##### Data segment #####
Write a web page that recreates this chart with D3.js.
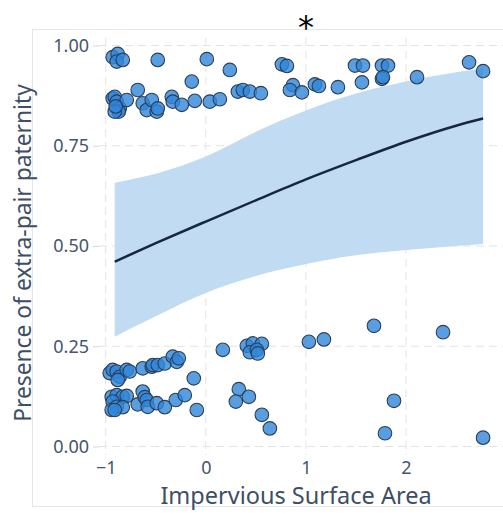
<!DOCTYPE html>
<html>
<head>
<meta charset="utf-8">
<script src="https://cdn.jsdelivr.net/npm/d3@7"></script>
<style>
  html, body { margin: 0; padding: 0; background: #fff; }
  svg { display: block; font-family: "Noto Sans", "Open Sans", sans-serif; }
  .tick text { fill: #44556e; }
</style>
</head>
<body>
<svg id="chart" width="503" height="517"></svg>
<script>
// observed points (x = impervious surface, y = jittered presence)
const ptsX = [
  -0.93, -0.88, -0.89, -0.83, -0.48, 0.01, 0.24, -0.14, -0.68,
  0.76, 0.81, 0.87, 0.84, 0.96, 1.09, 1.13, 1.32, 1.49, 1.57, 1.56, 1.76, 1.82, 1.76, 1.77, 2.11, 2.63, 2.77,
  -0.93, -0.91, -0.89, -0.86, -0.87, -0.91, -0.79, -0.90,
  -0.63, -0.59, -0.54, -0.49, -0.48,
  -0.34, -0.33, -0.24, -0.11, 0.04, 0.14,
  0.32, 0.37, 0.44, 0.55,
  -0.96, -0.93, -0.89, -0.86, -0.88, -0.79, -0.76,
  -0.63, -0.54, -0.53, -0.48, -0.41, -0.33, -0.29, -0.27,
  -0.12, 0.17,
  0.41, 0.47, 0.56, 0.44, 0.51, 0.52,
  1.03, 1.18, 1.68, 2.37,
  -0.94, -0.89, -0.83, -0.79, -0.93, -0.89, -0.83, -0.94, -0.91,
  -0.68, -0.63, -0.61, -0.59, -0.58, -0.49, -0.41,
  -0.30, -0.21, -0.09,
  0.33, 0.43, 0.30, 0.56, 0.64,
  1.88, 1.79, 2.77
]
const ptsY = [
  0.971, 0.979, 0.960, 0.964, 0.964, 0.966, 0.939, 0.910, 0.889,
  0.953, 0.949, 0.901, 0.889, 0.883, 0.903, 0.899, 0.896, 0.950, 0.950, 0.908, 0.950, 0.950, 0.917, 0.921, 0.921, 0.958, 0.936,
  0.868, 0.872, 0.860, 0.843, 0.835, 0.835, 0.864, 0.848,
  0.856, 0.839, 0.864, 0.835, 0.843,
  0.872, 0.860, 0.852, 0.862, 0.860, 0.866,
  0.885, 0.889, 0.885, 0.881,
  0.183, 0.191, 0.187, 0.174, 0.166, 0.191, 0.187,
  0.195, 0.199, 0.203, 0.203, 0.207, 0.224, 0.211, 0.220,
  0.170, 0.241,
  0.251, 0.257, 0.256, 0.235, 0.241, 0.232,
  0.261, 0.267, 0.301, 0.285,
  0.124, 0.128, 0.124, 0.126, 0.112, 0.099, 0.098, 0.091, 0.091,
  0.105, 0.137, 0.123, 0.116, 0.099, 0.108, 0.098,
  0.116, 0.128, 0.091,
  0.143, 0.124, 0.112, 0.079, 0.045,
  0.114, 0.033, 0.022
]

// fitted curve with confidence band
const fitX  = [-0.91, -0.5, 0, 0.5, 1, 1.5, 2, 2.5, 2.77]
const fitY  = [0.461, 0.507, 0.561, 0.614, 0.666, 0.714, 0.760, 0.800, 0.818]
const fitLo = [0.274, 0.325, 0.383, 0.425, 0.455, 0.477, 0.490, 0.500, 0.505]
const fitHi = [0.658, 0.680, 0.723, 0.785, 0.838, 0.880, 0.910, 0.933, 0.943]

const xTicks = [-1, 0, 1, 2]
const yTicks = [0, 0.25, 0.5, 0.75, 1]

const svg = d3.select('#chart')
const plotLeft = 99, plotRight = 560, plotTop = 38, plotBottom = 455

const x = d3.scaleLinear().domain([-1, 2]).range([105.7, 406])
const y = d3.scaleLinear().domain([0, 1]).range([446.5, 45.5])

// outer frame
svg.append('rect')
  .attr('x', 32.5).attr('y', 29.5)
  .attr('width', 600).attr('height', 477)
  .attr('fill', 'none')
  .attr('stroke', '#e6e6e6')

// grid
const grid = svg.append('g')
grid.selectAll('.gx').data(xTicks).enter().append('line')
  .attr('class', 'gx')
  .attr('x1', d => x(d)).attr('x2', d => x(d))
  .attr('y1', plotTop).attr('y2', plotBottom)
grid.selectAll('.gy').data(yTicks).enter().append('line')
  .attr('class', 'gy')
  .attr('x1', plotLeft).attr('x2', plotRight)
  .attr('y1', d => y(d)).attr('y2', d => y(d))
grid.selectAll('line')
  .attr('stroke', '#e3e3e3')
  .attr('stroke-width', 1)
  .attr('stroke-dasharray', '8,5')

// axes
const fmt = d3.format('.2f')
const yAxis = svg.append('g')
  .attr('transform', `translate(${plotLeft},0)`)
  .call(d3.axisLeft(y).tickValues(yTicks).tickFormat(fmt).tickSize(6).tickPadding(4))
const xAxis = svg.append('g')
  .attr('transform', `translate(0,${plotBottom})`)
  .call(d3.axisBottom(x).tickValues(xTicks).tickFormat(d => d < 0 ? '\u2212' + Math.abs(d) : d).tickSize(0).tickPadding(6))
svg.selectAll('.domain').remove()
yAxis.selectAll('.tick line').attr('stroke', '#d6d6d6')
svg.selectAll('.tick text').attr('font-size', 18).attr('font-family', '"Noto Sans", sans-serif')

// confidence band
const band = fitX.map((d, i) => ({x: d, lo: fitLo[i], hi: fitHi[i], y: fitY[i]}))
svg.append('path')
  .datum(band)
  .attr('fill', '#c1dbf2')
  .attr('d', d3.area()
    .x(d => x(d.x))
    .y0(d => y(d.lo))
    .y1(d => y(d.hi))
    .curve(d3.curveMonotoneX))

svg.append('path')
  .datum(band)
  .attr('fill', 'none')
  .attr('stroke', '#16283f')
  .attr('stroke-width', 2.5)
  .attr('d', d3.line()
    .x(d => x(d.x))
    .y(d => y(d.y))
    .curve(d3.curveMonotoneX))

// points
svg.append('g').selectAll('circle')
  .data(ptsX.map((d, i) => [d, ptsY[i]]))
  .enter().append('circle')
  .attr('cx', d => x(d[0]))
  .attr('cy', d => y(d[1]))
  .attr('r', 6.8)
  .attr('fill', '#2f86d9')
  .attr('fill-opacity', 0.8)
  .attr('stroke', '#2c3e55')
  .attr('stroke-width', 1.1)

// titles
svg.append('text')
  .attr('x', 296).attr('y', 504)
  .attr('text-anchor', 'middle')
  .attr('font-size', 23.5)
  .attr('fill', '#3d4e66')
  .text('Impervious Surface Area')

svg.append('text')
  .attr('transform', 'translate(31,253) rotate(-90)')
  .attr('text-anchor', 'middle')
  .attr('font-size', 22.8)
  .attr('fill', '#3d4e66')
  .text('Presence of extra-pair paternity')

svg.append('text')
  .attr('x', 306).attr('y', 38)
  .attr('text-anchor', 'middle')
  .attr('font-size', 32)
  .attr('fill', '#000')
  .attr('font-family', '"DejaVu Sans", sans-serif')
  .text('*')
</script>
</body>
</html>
#####
● Your instructions: All of the data above should be quoted exactly, except for the pictures.

● Response to the exercise:
Write a web page that recreates this chart with D3.js.
<!DOCTYPE html>
<html>
<head>
<meta charset="utf-8">
<script src="https://cdn.jsdelivr.net/npm/d3@7"></script>
<style>
  html, body { margin: 0; padding: 0; background: #fff; }
  svg { display: block; font-family: "Noto Sans", "Open Sans", sans-serif; }
  .tick text { fill: #44556e; }
</style>
</head>
<body>
<svg id="chart" width="503" height="517"></svg>
<script>
// observed points (x = impervious surface, y = jittered presence)
const ptsX = [
  -0.93, -0.88, -0.89, -0.83, -0.48, 0.01, 0.24, -0.14, -0.68,
  0.76, 0.81, 0.87, 0.84, 0.96, 1.09, 1.13, 1.32, 1.49, 1.57, 1.56, 1.76, 1.82, 1.76, 1.77, 2.11, 2.63, 2.77,
  -0.93, -0.91, -0.89, -0.86, -0.87, -0.91, -0.79, -0.90,
  -0.63, -0.59, -0.54, -0.49, -0.48,
  -0.34, -0.33, -0.24, -0.11, 0.04, 0.14,
  0.32, 0.37, 0.44, 0.55,
  -0.96, -0.93, -0.89, -0.86, -0.88, -0.79, -0.76,
  -0.63, -0.54, -0.53, -0.48, -0.41, -0.33, -0.29, -0.27,
  -0.12, 0.17,
  0.41, 0.47, 0.56, 0.44, 0.51, 0.52,
  1.03, 1.18, 1.68, 2.37,
  -0.94, -0.89, -0.83, -0.79, -0.93, -0.89, -0.83, -0.94, -0.91,
  -0.68, -0.63, -0.61, -0.59, -0.58, -0.49, -0.41,
  -0.30, -0.21, -0.09,
  0.33, 0.43, 0.30, 0.56, 0.64,
  1.88, 1.79, 2.77
]
const ptsY = [
  0.971, 0.979, 0.960, 0.964, 0.964, 0.966, 0.939, 0.910, 0.889,
  0.953, 0.949, 0.901, 0.889, 0.883, 0.903, 0.899, 0.896, 0.950, 0.950, 0.908, 0.950, 0.950, 0.917, 0.921, 0.921, 0.958, 0.936,
  0.868, 0.872, 0.860, 0.843, 0.835, 0.835, 0.864, 0.848,
  0.856, 0.839, 0.864, 0.835, 0.843,
  0.872, 0.860, 0.852, 0.862, 0.860, 0.866,
  0.885, 0.889, 0.885, 0.881,
  0.183, 0.191, 0.187, 0.174, 0.166, 0.191, 0.187,
  0.195, 0.199, 0.203, 0.203, 0.207, 0.224, 0.211, 0.220,
  0.170, 0.241,
  0.251, 0.257, 0.256, 0.235, 0.241, 0.232,
  0.261, 0.267, 0.301, 0.285,
  0.124, 0.128, 0.124, 0.126, 0.112, 0.099, 0.098, 0.091, 0.091,
  0.105, 0.137, 0.123, 0.116, 0.099, 0.108, 0.098,
  0.116, 0.128, 0.091,
  0.143, 0.124, 0.112, 0.079, 0.045,
  0.114, 0.033, 0.022
]

// fitted curve with confidence band
const fitX  = [-0.91, -0.5, 0, 0.5, 1, 1.5, 2, 2.5, 2.77]
const fitY  = [0.461, 0.507, 0.561, 0.614, 0.666, 0.714, 0.760, 0.800, 0.818]
const fitLo = [0.274, 0.325, 0.383, 0.425, 0.455, 0.477, 0.490, 0.500, 0.505]
const fitHi = [0.658, 0.680, 0.723, 0.785, 0.838, 0.880, 0.910, 0.933, 0.943]

const xTicks = [-1, 0, 1, 2]
const yTicks = [0, 0.25, 0.5, 0.75, 1]

const svg = d3.select('#chart')
const plotLeft = 99, plotRight = 560, plotTop = 38, plotBottom = 455

const x = d3.scaleLinear().domain([-1, 2]).range([105.7, 406])
const y = d3.scaleLinear().domain([0, 1]).range([446.5, 45.5])

// outer frame
svg.append('rect')
  .attr('x', 32.5).attr('y', 29.5)
  .attr('width', 600).attr('height', 477)
  .attr('fill', 'none')
  .attr('stroke', '#e6e6e6')

// grid
const grid = svg.append('g')
grid.selectAll('.gx').data(xTicks).enter().append('line')
  .attr('class', 'gx')
  .attr('x1', d => x(d)).attr('x2', d => x(d))
  .attr('y1', plotTop).attr('y2', plotBottom)
grid.selectAll('.gy').data(yTicks).enter().append('line')
  .attr('class', 'gy')
  .attr('x1', plotLeft).attr('x2', plotRight)
  .attr('y1', d => y(d)).attr('y2', d => y(d))
grid.selectAll('line')
  .attr('stroke', '#e3e3e3')
  .attr('stroke-width', 1)
  .attr('stroke-dasharray', '8,5')

// axes
const fmt = d3.format('.2f')
const yAxis = svg.append('g')
  .attr('transform', `translate(${plotLeft},0)`)
  .call(d3.axisLeft(y).tickValues(yTicks).tickFormat(fmt).tickSize(6).tickPadding(4))
const xAxis = svg.append('g')
  .attr('transform', `translate(0,${plotBottom})`)
  .call(d3.axisBottom(x).tickValues(xTicks).tickFormat(d => d < 0 ? '\u2212' + Math.abs(d) : d).tickSize(0).tickPadding(6))
svg.selectAll('.domain').remove()
yAxis.selectAll('.tick line').attr('stroke', '#d6d6d6')
svg.selectAll('.tick text').attr('font-size', 18).attr('font-family', '"Noto Sans", sans-serif')

// confidence band
const band = fitX.map((d, i) => ({x: d, lo: fitLo[i], hi: fitHi[i], y: fitY[i]}))
svg.append('path')
  .datum(band)
  .attr('fill', '#c1dbf2')
  .attr('d', d3.area()
    .x(d => x(d.x))
    .y0(d => y(d.lo))
    .y1(d => y(d.hi))
    .curve(d3.curveMonotoneX))

svg.append('path')
  .datum(band)
  .attr('fill', 'none')
  .attr('stroke', '#16283f')
  .attr('stroke-width', 2.5)
  .attr('d', d3.line()
    .x(d => x(d.x))
    .y(d => y(d.y))
    .curve(d3.curveMonotoneX))

// points
svg.append('g').selectAll('circle')
  .data(ptsX.map((d, i) => [d, ptsY[i]]))
  .enter().append('circle')
  .attr('cx', d => x(d[0]))
  .attr('cy', d => y(d[1]))
  .attr('r', 6.8)
  .attr('fill', '#2f86d9')
  .attr('fill-opacity', 0.8)
  .attr('stroke', '#2c3e55')
  .attr('stroke-width', 1.1)

// titles
svg.append('text')
  .attr('x', 296).attr('y', 504)
  .attr('text-anchor', 'middle')
  .attr('font-size', 23.5)
  .attr('fill', '#3d4e66')
  .text('Impervious Surface Area')

svg.append('text')
  .attr('transform', 'translate(31,253) rotate(-90)')
  .attr('text-anchor', 'middle')
  .attr('font-size', 22.8)
  .attr('fill', '#3d4e66')
  .text('Presence of extra-pair paternity')

svg.append('text')
  .attr('x', 306).attr('y', 38)
  .attr('text-anchor', 'middle')
  .attr('font-size', 32)
  .attr('fill', '#000')
  .attr('font-family', '"DejaVu Sans", sans-serif')
  .text('*')
</script>
</body>
</html>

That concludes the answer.